I've been meaning to write a blog for a long time now, but when it comes to actually writing something I just keep putting it off over and over again. Interestingly, this post is, in a way, about just that. I've again procrastinated from writing any posts - this time by instead building an org-mode parser in go. Because that's totally necessary to start writing, d'uh!

You can find the results on github. There are even some examples on github pages go-org-test-cases.png

And here it is running in your browser 1 because go 1.11 supports compiling to wasm - how awesome is that? I'm really starting to dig go.

just why…

I love org-mode. It's the best thing since sliced bread. Sadly, blogging with org-mode is harder than it should be. I don't know why, but everything out there that supports org feels overcomplicated or not powerful enough. And I don't even want that much:

  • a dev server with live reload
  • reasonable org mode support (e.g. nested lists render correctly)
  • tags & tag index pages

There are some solutions, but nothing clicked for me.
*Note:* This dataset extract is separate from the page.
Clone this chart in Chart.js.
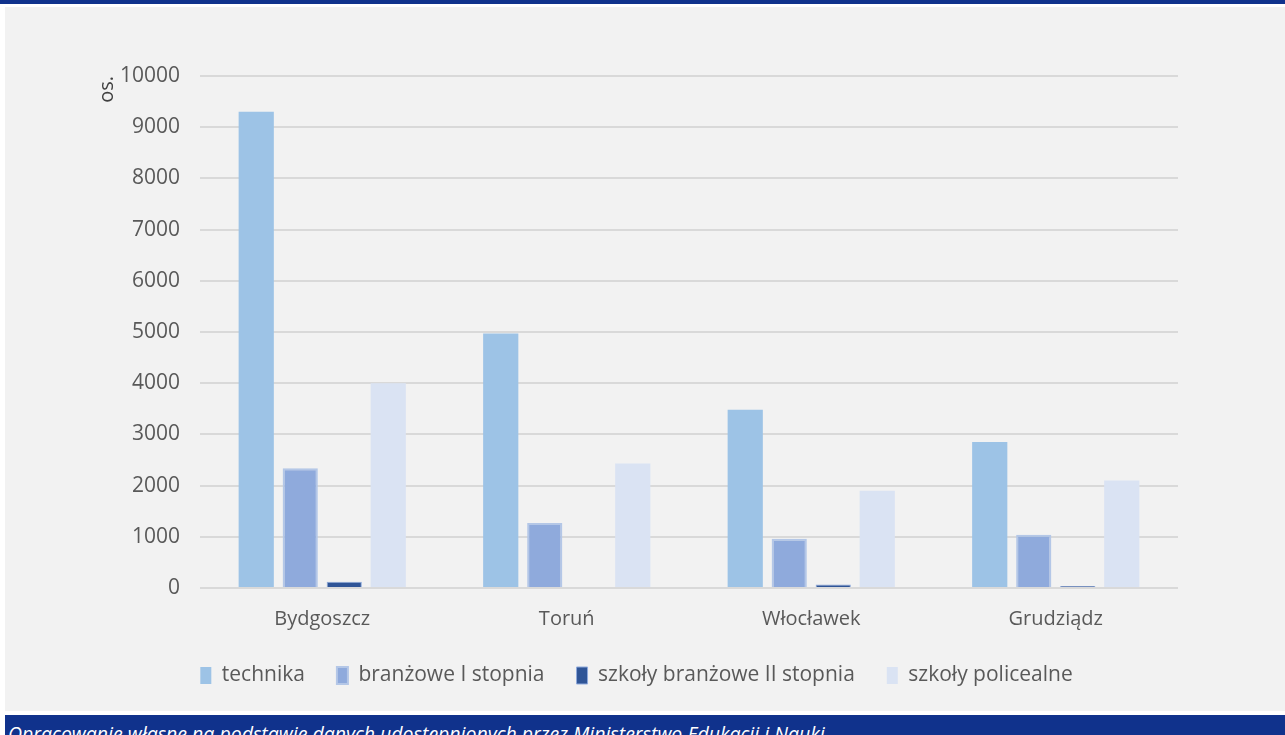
<!DOCTYPE html>
<html>
<head>
<meta charset="utf-8">
<script src="https://cdn.jsdelivr.net/npm/chart.js@4"></script>
<style>
  html, body { margin: 0; padding: 0; background: #fff; width: 1285px; height: 735px; overflow: hidden; }
  #topbar { position: absolute; left: 0; top: 0; width: 1285px; height: 4px; background: #10328c; }
  #panel { position: absolute; left: 5px; top: 7px; width: 1280px; height: 704px; background: #f2f2f2; }
  #source { position: absolute; left: 5px; top: 715px; width: 1280px; height: 20px; background: #10328c; overflow: hidden; }
  #source span { position: absolute; left: 3px; top: 5px; color: #fff; font: italic 19.5px "Open Sans", sans-serif; white-space: nowrap; }
</style>
</head>
<body>
<div id="topbar"></div>
<div id="panel"><canvas id="chart" width="1280" height="704"></canvas></div>
<div id="source"><span>Opracowanie własne na podstawie danych udostępnionych przez Ministerstwo Edukacji i Nauki</span></div>
<script>
const cities = ['Bydgoszcz', 'Toruń', 'Włocławek', 'Grudziądz'];
const technika = [9300, 4970, 3480, 2850];
const branzoweI = [2340, 1270, 960, 1040];
const branzoweII = [120, 0, 70, 40];
const policealne = [4000, 2430, 1900, 2100];
const yTicks = [0, 1000, 2000, 3000, 4000, 5000, 6000, 7000, 8000, 9000, 10000];

const font = { family: '"Open Sans", sans-serif', size: 20 };

const ctx = document.getElementById('chart').getContext('2d');
const chart = new Chart(ctx, {
    type: 'bar',
    data: {
        labels: cities,
        datasets: [
            { label: 'technika', data: technika, backgroundColor: '#9dc3e6', borderColor: '#9dc3e6', borderWidth: 0 },
            { label: 'branżowe I stopnia', data: branzoweI, backgroundColor: '#8faadc', borderColor: '#b4c7e7', borderWidth: 2 },
            { label: 'szkoły branżowe II stopnia', data: branzoweII, backgroundColor: '#2f5597', borderColor: '#8faadc', borderWidth: 1 },
            { label: 'szkoły policealne', data: policealne, backgroundColor: '#dae3f3', borderColor: '#dae3f3', borderWidth: 0 }
        ]
    },
    options: {
        responsive: false,
        animation: false,
        devicePixelRatio: 1,
        categoryPercentage: 0.72,
        barPercentage: 0.8,
        layout: { padding: { left: 90, right: 107, top: 69, bottom: 15 } },
        plugins: {
            legend: {
                position: 'bottom',
                labels: {
                    boxWidth: 11, boxHeight: 17, padding: 32,
                    color: '#595959', font: { family: '"Open Sans", sans-serif', size: 21 }
                }
            },
            tooltip: { enabled: false }
        },
        scales: {
            x: {
                grid: { display: false },
                border: { display: false },
                ticks: { color: '#595959', font: font, padding: 11 },
                afterFit: function (scale) { scale.height = 45; }
            },
            y: {
                min: 0, max: 10000,
                afterBuildTicks: function (scale) { scale.ticks = yTicks.map(v => ({ value: v })); },
                afterFit: function (scale) { scale.width = 105; },
                grid: { color: '#d9d9d9', lineWidth: 2, drawTicks: false },
                border: { display: false },
                ticks: {
                    color: '#595959', font: { family: '"Open Sans", sans-serif', size: 21 }, padding: 20,
                    callback: function (v) { return String(v); }
                },
                title: {
                    display: true, text: 'os.', align: 'end',
                    color: '#404040', font: { family: '"Open Sans", sans-serif', size: 20 },
                    padding: { top: 0, bottom: 0 }
                }
            }
        }
    }
});
</script>
</body>
</html>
And then there's hugo. Hugo checks all of my requirements - and it's written in go, which I'm currently trying to learn! So hugo would be perfect - if only the org-mode support was any good. But alas, goorgeous has been abandoned and doesn't look like something I would want to maintain.
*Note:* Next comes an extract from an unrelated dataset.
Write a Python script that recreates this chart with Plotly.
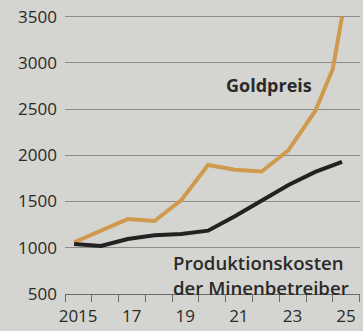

Luckily, it's not that hard to replace goorgeous in hugo - and this blog post is rendered using the result of that. Here's the PR. For now I'm just using go run -tags 'extended' ~/go/src/github.com/gohugoio/hugo serve for my blog with the changeset applied locally.

what's next

I'm still (very) actively working on it and adding new features as I find a use for them. The plan is to polish things a little more and then adding it to hugo proper. But I'm afraid that won't be a backwards compatible change without quite a lot of work, so I'm not sure that will ever happen.
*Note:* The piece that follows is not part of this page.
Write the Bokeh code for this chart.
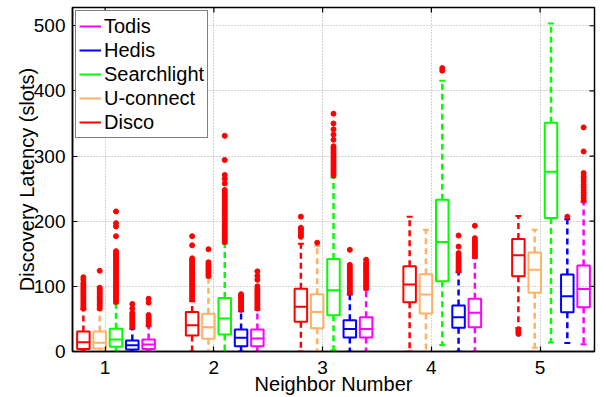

Let's see if I'll write more stuff now. At least I had a lot of fun learning about parsing and go and got this post out of it.

how

Parsing is done in 3 steps:

  1. lex input lines into tokens
    Parsing the document requires looking at the surrounding context quite a lot (e.g. while inside a drawer we need to check whether the next line is a headline because headlines can't be inside drawers). Doing this rough categorization of lines only once by having a lexing step is really helpful. Also, we need to know the indentation of each line as lists are based on indentation and having that information easily accessible as a field is super helpful. This step is mostly regexp based - match groups give easy access to relevant parts of the line and because the lexing and parsing code is in the same file it's easy enough to keep track of which index into the match corresponds to what. Each token contains a field with the complete match.
  2. parse tokens into nodes
    we loop over the list of tokens (not a chan as we need lookback and lookahead and adding that on top of a channel would add complexity and have little benefit considering Org mode files will practically never be big enough to require a streaming architecture) and pass a stop function along that tells us when the parent element is done and we should stop parsing. We can't extract that functionality because some elements don't care whether their parent considers themselves done (e.g. list items containing blocks with unindented lines or list items with paragraphs - the unindented / empty lines normally end the list item but we don't want that).
  3. parse inline markup of certain nodes
    some nodes like paragraphs and certain kind of blocks contain inline markup like code and bold and stuff. As that markup can span multiple lines we can only parse it once we have the complete text content of the node.

We also create an outline (tree of headlines / sections) and a map of footnotes and stuff like that during parsing. But that's not really necessary, we could just build those out of the resulting AST - it's just nicer this way.

Once we have our AST we can convert it into different formats using the Writer interface. I decided to keep the formatting separate of the node interface (i.e. not add Org() and HTML() methods to each node) to make it easier / more consistent to add new export formats outside of go-org.